Cayley-Hamilton with A=SDS^-1

Question

How would one prove the Cayley-Hamilton theorem for a case when A=SDS^−1, where A is diagonal? I have absolutely no idea.

Answer 1

Not sure what you mean. Take $$A=\begin{bmatrix}1&0\\0&2\end{bmatrix},\ \ \ S=\begin{bmatrix}1&0\\0&0\end{bmatrix}.$$ Then $p_A(t)=t^2-3t+2$. Also, $$ SAS^*=S=\begin{bmatrix}1&0\\0&0\end{bmatrix}, $$ so $$p_A(SAS^*)=\begin{bmatrix}0&0\\0&2\end{bmatrix}.$$

Answer 2

$\chi_A(t)=\det(tA-I)=\det(tSDS^{-1}-I)=\det(S(tD-I)S^{-1})=\det(tD-I)=\chi_D(t)$.

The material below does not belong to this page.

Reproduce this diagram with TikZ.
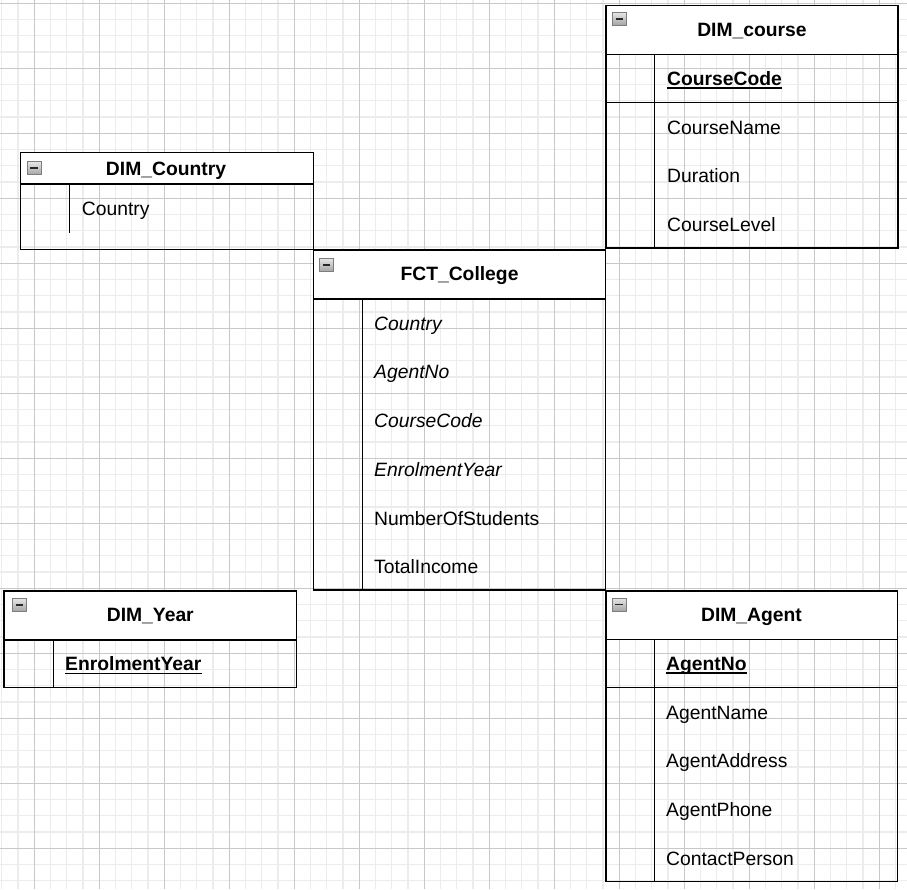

Therefore, $\chi_A(A)=\chi_D(SDS^{-1})=S\chi_D(D)S^{-1}=0.$

That is, you just need to prove the Cayley–Hamilton theorem for diagonal matrices, which is easy.

Indeed, $\chi_D(t)=(t-d_{11})\cdots(t-d_{nn})$. Since $De_i=d_{ii}e_i$, we have $\chi_D(D)e_i=0$ for all $i$ and so $\chi_D(D)=0$.